Safety Alert: Log Truck Driver Loses Brakes
Effective Safeguarding Starts with Risk Assessment Logging Video Feature Pick

fwsn 2008

Air brake systems are used on logging trucks and system consists of service brakes, parking brake, a control pedal, and an air storage tank. Sometimes brake system problems arise.

A loaded logging truck was traveling down an 18-24% grade section of the spur road in first gear when the driver felt the load pushing. As the driver engaged the brakes and pulled on the hand valve, the truck “hopped” and it was apparent the trailer brakes were not engaged.

With no relief for nearly 400 metres further down the road, the driver feared losing control of the truck due to an upcoming switchback. He removed his seatbelt and initially planned to jump from the truck but instead decided to put the rig into the ditch. The driver estimates he was traveling at a speed of 15 – 20 km/h.

Investigation confirmed the brakes on the tractor (lining, drums, etc) were all within acceptable limits and found to be in good working order. However, it was discovered that a compression fitting used to splice the service air line to the trailer’s air tanks had failed and leaked air. The fitting’s furls had not been crimped properly to the air line and the brass fitting not tightened properly to hold the splice in place.

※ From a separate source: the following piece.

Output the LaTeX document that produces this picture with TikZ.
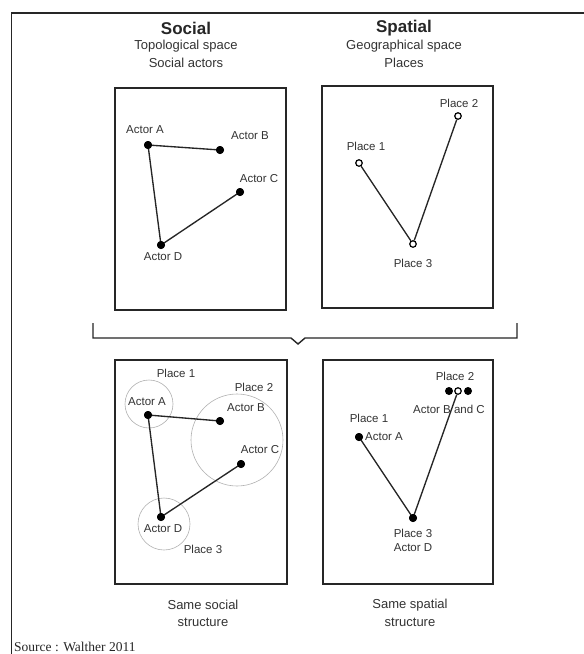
\documentclass[tikz,border=0pt]{standalone}
\usepackage{fontspec}
\setmainfont{Liberation Sans}
\newfontfamily\srcfont{Liberation Serif}
\begin{document}
\begin{tikzpicture}[x=1pt,y=-1pt,
  frame/.style={line width=1.4pt,draw=black!85},
  panel/.style={line width=1.5pt,draw=black!85},
  link/.style={line width=1.35pt,draw=black!85},
  dot/.style={circle,fill=black,inner sep=0pt,minimum size=8pt},
  odot/.style={circle,draw=black,fill=white,line width=1.2pt,inner sep=0pt,minimum size=6.5pt},
  zone/.style={draw=black!30,line width=0.6pt},
  title/.style={font=\fontsize{17}{19}\selectfont\bfseries,text=black!85},
  sub/.style={font=\fontsize{13}{15}\selectfont,text=black!80},
  lbl/.style={font=\fontsize{11.5}{13}\selectfont,text=black!80,inner sep=1pt}]
\useasboundingbox (0,0) rectangle (584,654);
\fill[white] (0,0) rectangle (584,654);
% outer frame
\draw[frame] (11.5,654) -- (11.5,13) -- (584,13);
% headings
\node[title] (tsoc) at (186,28) {Social};
\node[sub] (tsoc1) at (186,46) {Topological space};
\node[sub] (tsoc2) at (186,63) {Social actors};
\node[title] (tspa) at (404,28) {Spatial};
\node[sub] (tspa1) at (404,46) {Geographical space};
\node[sub] (tspa2) at (404,63) {Places};
% panels
\draw[panel] (115,88) rectangle (286,310);
\draw[panel] (322,86) rectangle (493,308);
\draw[panel] (115,360) rectangle (287,584);
\draw[panel] (323,360) rectangle (493,584);
% brace
\coordinate (bl) at (93,323);
\coordinate (br) at (517,323);
\draw[line width=1.4pt,draw=black!85] (bl) -- (93,338) -- (291,338) -- (298,344) -- (305,338) -- (517,338) -- (br);
% top-left: social actors
\node[dot] (a1) at (148,145) {};
\node[dot] (b1) at (220,150) {};
\node[dot] (c1) at (240,192) {};
\node[dot] (d1) at (161,245) {};
\draw[link] (a1.center) -- (b1.center);
\draw[link] (a1.center) -- (d1.center);
\draw[link] (d1.center) -- (c1.center);
\node[dot] at (a1) {};\node[dot] at (b1) {};\node[dot] at (c1) {};\node[dot] at (d1) {};
\node[lbl] (la1) at (145,130) {Actor A};
\node[lbl] (lb1) at (250,136) {Actor B};
\node[lbl] (lc1) at (259,179) {Actor C};
\node[lbl] (ld1) at (163,257) {Actor D};
% top-right: places
\node[odot] (p1) at (359,163) {};
\node[odot] (p2) at (458,116) {};
\node[odot] (p3) at (413,244) {};
\draw[link] (p1) -- (p3);
\draw[link] (p3) -- (p2);
\node[lbl] (lp1) at (366,146) {Place 1};
\node[lbl] (lp2) at (459,103) {Place 2};
\node[lbl] (lp3) at (413,263) {Place 3};
% bottom-left: same social structure
\draw[zone] (149,404) circle[radius=24];
\draw[zone] (237,440) circle[radius=46];
\draw[zone] (164,524) circle[radius=26];
\node[dot] (a2) at (148,415) {};
\node[dot] (b2) at (220,421) {};
\node[dot] (c2) at (241,464) {};
\node[dot] (d2) at (161,517) {};
\draw[link] (a2.center) -- (b2.center);
\draw[link] (a2.center) -- (d2.center);
\draw[link] (d2.center) -- (c2.center);
\node[dot] at (a2) {};\node[dot] at (b2) {};\node[dot] at (c2) {};\node[dot] at (d2) {};
\node[lbl] (la2) at (147,402) {Actor A};
\node[lbl] (lb2) at (246,408) {Actor B};
\node[lbl] (lc2) at (260,450) {Actor C};
\node[lbl] (ld2) at (163,529) {Actor D};
\node[lbl] (lq1) at (176,373) {Place 1};
\node[lbl] (lq2) at (254,387) {Place 2};
\node[lbl] (lq3) at (203,549) {Place 3};
% bottom-right: same spatial structure
\node[dot] (q1) at (359,437) {};
\node[dot] (qb) at (449,391) {};
\node[dot] (qc) at (468,391) {};
\node[odot] (q2) at (458,391) {};
\node[dot] (q3) at (413,518) {};
\draw[link] (q1.center) -- (q3.center);
\draw[link] (q3.center) -- (q2);
\node[dot] at (q1) {};\node[dot] at (q3) {};
\node[lbl] (lr2) at (455,376) {Place 2};
\node[lbl] (lbc) at (449,409) {Actor B and C};
\node[lbl] (lr1) at (369,418) {Place 1};
\node[lbl,anchor=west] (lra) at (364,437) {Actor A};
\node[lbl] (lr3) at (413,533) {Place 3};
\node[lbl] (lrd) at (413,548) {Actor D};
% captions
\node[sub] (cs1) at (203,605) {Same social};
\node[sub] (cs2) at (203,622) {structure};
\node[sub] (cp1) at (410,605) {Same spatial};
\node[sub] (cp2) at (410,622) {structure};
\node[anchor=base west,inner sep=0pt,font=\srcfont\fontsize{13.5}{15}\selectfont,text=black!85] (src) at (14,651) {Source : Walther 2011};
\end{tikzpicture}
\end{document}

While the driver did conduct a pre-trip inspection and a cursory check to see the air line was repaired, he did not examine the fitting closely. The driver stated he did not have any issues while being loaded (as he would have engaged his maxi’s). The landing bucker stated he did not hear any air leaks however the noise from the loader’s engine would have hampered the ability to hear any leaks. Prior to departing for the log sort, the driver did a tug test with the hand valve and determined all to be okay.

As a result of the incident, the log truck driver suffered some small cuts and bruises but more seriously, had also fractured a vertebra in his neck.

Learnings & Suggestions:

  • The driver acknowledged not following safe job procedures (SJP) regarding seatbelt use, and failed to conduct a thorough check of the air line splice repair

  • The subcontractor acknowledged the repair had not been inspected by a supervisor

  • Prior to leaving the landing with a load of logs, drivers must ensure they complete a tug test and confirm all air systems are functioning normally

  • Steep grade assessments must be completed prior to hauling on grades great than 18%

  • Log truck drivers should always wear seat belts while driving to prevent injuries in the event of an accident

  • All repairs to braking systems should be thoroughly checked and tested for air leaks.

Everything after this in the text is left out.